• [Problem to work on] Search the data below for "this"; list each line that holds it.

• [Items]

►

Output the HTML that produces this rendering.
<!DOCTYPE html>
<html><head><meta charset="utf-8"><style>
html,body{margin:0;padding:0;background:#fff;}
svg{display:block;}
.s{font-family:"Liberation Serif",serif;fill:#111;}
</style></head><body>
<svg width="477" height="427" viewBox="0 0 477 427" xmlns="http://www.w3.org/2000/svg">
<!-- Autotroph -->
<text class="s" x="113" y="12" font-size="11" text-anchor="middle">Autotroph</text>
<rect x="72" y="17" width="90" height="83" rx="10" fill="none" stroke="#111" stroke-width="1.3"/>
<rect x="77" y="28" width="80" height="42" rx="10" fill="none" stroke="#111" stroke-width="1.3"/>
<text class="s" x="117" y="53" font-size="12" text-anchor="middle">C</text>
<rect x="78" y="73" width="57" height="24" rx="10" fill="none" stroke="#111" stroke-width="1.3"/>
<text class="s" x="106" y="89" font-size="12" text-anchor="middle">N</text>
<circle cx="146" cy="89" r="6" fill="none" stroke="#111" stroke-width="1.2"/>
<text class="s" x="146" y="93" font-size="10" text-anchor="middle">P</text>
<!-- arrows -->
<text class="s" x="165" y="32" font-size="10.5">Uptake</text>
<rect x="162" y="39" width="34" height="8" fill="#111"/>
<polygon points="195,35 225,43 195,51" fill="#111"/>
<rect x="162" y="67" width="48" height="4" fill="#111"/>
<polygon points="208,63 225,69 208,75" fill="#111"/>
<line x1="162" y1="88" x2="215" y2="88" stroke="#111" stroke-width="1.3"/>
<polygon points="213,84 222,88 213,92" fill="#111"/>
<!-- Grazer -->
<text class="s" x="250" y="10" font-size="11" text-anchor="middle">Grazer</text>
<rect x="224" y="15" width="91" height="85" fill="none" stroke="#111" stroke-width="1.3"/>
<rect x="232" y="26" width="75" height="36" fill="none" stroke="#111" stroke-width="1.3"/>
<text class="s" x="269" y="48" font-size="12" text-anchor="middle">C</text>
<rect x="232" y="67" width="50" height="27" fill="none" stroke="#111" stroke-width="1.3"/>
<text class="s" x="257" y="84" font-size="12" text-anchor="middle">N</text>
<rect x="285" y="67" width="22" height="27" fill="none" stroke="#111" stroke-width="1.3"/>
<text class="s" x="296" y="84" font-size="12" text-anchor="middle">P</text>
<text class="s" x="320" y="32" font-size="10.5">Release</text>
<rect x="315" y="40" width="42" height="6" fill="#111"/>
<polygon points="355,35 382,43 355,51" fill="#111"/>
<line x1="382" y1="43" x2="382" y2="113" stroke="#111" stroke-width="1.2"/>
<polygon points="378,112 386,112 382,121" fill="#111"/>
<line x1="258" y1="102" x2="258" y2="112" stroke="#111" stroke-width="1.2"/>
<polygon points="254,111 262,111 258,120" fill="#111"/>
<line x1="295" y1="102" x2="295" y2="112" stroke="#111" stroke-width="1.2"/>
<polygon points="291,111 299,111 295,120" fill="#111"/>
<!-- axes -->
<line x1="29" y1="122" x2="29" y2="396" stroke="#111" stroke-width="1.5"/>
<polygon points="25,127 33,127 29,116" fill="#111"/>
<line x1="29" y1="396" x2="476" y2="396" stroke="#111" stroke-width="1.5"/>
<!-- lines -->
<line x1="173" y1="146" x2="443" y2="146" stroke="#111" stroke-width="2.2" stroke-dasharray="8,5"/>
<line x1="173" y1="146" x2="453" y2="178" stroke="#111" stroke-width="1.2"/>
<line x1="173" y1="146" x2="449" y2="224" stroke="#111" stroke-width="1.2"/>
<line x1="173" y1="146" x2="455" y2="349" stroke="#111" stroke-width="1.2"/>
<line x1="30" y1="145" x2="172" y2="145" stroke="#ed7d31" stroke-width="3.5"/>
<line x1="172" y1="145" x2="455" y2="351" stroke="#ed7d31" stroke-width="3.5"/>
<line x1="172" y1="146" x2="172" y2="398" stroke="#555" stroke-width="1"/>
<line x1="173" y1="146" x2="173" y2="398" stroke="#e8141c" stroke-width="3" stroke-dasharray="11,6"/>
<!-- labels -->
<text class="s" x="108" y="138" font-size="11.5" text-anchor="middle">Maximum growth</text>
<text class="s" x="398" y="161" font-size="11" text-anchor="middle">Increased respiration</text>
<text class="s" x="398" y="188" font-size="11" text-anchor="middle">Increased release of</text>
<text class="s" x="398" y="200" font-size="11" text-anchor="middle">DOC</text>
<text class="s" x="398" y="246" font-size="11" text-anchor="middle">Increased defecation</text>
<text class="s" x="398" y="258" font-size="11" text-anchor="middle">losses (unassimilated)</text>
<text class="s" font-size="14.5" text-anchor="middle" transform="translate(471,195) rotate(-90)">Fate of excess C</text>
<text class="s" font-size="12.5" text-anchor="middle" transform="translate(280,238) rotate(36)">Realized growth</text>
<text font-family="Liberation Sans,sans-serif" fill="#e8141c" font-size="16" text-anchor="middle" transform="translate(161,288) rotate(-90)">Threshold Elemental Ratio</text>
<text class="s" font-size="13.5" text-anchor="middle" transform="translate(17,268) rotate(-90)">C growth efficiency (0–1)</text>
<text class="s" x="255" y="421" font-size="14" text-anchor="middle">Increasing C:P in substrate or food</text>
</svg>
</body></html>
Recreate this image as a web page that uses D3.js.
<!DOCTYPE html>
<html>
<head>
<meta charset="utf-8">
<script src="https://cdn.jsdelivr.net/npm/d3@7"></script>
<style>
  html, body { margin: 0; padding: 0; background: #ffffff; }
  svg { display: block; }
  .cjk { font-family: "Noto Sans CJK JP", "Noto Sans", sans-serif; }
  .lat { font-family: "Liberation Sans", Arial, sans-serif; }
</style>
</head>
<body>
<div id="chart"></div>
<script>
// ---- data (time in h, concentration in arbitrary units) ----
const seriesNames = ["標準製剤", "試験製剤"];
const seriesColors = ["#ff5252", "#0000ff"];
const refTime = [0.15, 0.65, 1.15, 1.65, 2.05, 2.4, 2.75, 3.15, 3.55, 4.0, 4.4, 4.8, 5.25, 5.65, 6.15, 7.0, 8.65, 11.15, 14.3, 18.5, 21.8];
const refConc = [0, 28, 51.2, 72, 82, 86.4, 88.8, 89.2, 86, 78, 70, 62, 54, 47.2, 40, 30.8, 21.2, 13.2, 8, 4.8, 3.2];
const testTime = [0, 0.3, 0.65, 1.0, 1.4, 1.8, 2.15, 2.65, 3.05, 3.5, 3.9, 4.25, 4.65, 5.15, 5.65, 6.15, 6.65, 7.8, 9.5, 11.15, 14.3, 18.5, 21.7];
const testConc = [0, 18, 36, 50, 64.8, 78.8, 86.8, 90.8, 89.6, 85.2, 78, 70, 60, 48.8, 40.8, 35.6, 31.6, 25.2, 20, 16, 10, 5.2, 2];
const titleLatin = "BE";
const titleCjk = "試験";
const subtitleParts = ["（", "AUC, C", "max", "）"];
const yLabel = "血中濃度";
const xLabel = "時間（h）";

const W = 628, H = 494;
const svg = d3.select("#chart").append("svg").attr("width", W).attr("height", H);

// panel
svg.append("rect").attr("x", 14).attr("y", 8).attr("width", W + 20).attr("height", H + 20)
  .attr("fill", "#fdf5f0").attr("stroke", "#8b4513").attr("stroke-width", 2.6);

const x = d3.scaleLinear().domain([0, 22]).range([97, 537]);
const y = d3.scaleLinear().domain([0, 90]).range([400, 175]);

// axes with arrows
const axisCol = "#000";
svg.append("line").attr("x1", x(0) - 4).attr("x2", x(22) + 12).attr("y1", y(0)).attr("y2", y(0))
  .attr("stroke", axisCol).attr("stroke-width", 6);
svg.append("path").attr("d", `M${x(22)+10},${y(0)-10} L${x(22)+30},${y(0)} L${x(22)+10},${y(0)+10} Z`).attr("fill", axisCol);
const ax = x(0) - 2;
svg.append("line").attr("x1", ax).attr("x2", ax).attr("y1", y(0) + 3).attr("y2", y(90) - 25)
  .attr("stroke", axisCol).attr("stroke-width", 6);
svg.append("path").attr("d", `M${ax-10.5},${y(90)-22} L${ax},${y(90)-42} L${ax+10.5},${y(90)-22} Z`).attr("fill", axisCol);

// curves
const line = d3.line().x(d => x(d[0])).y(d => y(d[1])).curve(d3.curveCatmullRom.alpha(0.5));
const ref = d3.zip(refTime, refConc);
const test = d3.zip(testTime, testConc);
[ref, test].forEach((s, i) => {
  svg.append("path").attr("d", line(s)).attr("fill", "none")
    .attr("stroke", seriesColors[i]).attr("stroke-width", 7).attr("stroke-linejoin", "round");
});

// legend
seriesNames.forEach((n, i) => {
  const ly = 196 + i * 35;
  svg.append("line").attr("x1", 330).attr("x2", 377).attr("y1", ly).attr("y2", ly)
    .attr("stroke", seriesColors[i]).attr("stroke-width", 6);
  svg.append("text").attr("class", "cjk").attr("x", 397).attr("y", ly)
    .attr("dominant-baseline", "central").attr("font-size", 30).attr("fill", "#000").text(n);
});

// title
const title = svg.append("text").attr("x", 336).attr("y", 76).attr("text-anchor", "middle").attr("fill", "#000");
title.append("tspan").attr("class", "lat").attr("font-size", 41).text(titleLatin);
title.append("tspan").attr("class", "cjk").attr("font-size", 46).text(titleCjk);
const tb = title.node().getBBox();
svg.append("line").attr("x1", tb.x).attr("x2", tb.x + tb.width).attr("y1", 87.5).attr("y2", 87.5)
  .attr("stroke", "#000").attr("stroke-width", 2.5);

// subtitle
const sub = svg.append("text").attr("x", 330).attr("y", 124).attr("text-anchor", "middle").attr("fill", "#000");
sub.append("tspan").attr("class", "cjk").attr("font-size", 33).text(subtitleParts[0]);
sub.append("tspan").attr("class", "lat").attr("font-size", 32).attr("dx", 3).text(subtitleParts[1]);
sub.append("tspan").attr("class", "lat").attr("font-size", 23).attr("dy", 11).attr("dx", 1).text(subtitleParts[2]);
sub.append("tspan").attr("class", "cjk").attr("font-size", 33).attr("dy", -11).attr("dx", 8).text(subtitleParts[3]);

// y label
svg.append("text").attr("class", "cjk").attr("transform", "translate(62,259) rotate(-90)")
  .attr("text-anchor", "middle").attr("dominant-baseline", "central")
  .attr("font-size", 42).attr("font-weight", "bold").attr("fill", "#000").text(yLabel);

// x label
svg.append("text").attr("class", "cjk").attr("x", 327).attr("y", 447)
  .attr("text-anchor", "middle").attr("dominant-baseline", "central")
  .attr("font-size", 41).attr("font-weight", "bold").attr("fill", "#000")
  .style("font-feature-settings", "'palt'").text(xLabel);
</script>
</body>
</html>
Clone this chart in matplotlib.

◄

• [Reply]
Output the HTML that produces this rendering.
Recreate this image as a web page that uses D3.js.
Clone this chart in matplotlib.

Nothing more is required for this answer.